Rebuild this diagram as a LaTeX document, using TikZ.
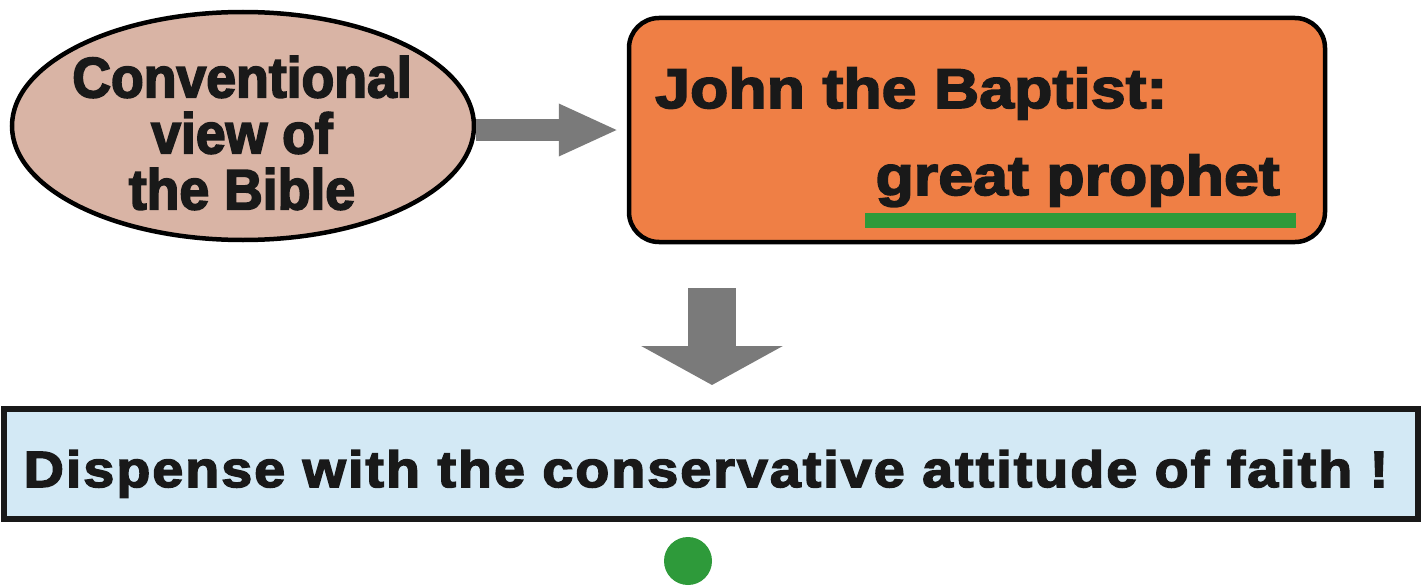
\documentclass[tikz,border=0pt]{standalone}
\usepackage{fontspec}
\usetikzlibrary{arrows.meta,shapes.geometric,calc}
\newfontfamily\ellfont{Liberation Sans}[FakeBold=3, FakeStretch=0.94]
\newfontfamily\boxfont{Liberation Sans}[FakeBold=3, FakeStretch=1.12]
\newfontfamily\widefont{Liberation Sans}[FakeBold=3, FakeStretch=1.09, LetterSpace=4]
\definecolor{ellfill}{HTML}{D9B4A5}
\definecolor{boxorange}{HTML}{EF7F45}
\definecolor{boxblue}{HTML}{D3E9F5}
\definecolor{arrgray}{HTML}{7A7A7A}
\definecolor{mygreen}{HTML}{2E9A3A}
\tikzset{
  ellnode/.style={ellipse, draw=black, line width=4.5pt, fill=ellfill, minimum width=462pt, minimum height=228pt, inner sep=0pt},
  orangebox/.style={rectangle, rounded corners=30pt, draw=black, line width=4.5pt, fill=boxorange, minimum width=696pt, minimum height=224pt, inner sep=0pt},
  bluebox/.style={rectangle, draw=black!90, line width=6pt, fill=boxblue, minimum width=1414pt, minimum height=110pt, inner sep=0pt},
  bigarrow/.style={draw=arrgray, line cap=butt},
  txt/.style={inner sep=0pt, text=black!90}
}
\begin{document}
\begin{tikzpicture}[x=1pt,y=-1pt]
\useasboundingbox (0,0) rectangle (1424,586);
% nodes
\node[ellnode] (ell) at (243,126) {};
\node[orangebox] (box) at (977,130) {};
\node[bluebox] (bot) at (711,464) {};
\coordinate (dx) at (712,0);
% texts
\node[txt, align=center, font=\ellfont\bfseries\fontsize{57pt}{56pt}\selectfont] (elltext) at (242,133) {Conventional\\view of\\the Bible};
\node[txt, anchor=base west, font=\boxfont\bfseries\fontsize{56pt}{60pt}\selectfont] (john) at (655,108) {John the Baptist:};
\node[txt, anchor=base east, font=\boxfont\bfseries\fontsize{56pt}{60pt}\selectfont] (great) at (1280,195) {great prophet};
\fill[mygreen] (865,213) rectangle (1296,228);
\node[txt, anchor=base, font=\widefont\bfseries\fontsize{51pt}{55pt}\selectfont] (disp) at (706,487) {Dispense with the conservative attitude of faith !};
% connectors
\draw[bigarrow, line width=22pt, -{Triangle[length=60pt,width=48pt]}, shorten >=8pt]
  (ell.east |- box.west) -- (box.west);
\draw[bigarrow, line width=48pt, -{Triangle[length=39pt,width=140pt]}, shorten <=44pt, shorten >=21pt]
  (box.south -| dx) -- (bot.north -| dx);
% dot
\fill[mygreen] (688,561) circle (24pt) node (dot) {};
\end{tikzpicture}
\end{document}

+-------+

* **Task statement**: Repeat the data exactly, dropping every picture it holds.

* **Output below**:
Rebuild this diagram as a LaTeX document, using TikZ.
\documentclass[tikz,border=0pt]{standalone}
\usepackage{fontspec}
\usetikzlibrary{arrows.meta,shapes.geometric,calc}
\newfontfamily\ellfont{Liberation Sans}[FakeBold=3, FakeStretch=0.94]
\newfontfamily\boxfont{Liberation Sans}[FakeBold=3, FakeStretch=1.12]
\newfontfamily\widefont{Liberation Sans}[FakeBold=3, FakeStretch=1.09, LetterSpace=4]
\definecolor{ellfill}{HTML}{D9B4A5}
\definecolor{boxorange}{HTML}{EF7F45}
\definecolor{boxblue}{HTML}{D3E9F5}
\definecolor{arrgray}{HTML}{7A7A7A}
\definecolor{mygreen}{HTML}{2E9A3A}
\tikzset{
  ellnode/.style={ellipse, draw=black, line width=4.5pt, fill=ellfill, minimum width=462pt, minimum height=228pt, inner sep=0pt},
  orangebox/.style={rectangle, rounded corners=30pt, draw=black, line width=4.5pt, fill=boxorange, minimum width=696pt, minimum height=224pt, inner sep=0pt},
  bluebox/.style={rectangle, draw=black!90, line width=6pt, fill=boxblue, minimum width=1414pt, minimum height=110pt, inner sep=0pt},
  bigarrow/.style={draw=arrgray, line cap=butt},
  txt/.style={inner sep=0pt, text=black!90}
}
\begin{document}
\begin{tikzpicture}[x=1pt,y=-1pt]
\useasboundingbox (0,0) rectangle (1424,586);
% nodes
\node[ellnode] (ell) at (243,126) {};
\node[orangebox] (box) at (977,130) {};
\node[bluebox] (bot) at (711,464) {};
\coordinate (dx) at (712,0);
% texts
\node[txt, align=center, font=\ellfont\bfseries\fontsize{57pt}{56pt}\selectfont] (elltext) at (242,133) {Conventional\\view of\\the Bible};
\node[txt, anchor=base west, font=\boxfont\bfseries\fontsize{56pt}{60pt}\selectfont] (john) at (655,108) {John the Baptist:};
\node[txt, anchor=base east, font=\boxfont\bfseries\fontsize{56pt}{60pt}\selectfont] (great) at (1280,195) {great prophet};
\fill[mygreen] (865,213) rectangle (1296,228);
\node[txt, anchor=base, font=\widefont\bfseries\fontsize{51pt}{55pt}\selectfont] (disp) at (706,487) {Dispense with the conservative attitude of faith !};
% connectors
\draw[bigarrow, line width=22pt, -{Triangle[length=60pt,width=48pt]}, shorten >=8pt]
  (ell.east |- box.west) -- (box.west);
\draw[bigarrow, line width=48pt, -{Triangle[length=39pt,width=140pt]}, shorten <=44pt, shorten >=21pt]
  (box.south -| dx) -- (bot.north -| dx);
% dot
\fill[mygreen] (688,561) circle (24pt) node (dot) {};
\end{tikzpicture}
\end{document}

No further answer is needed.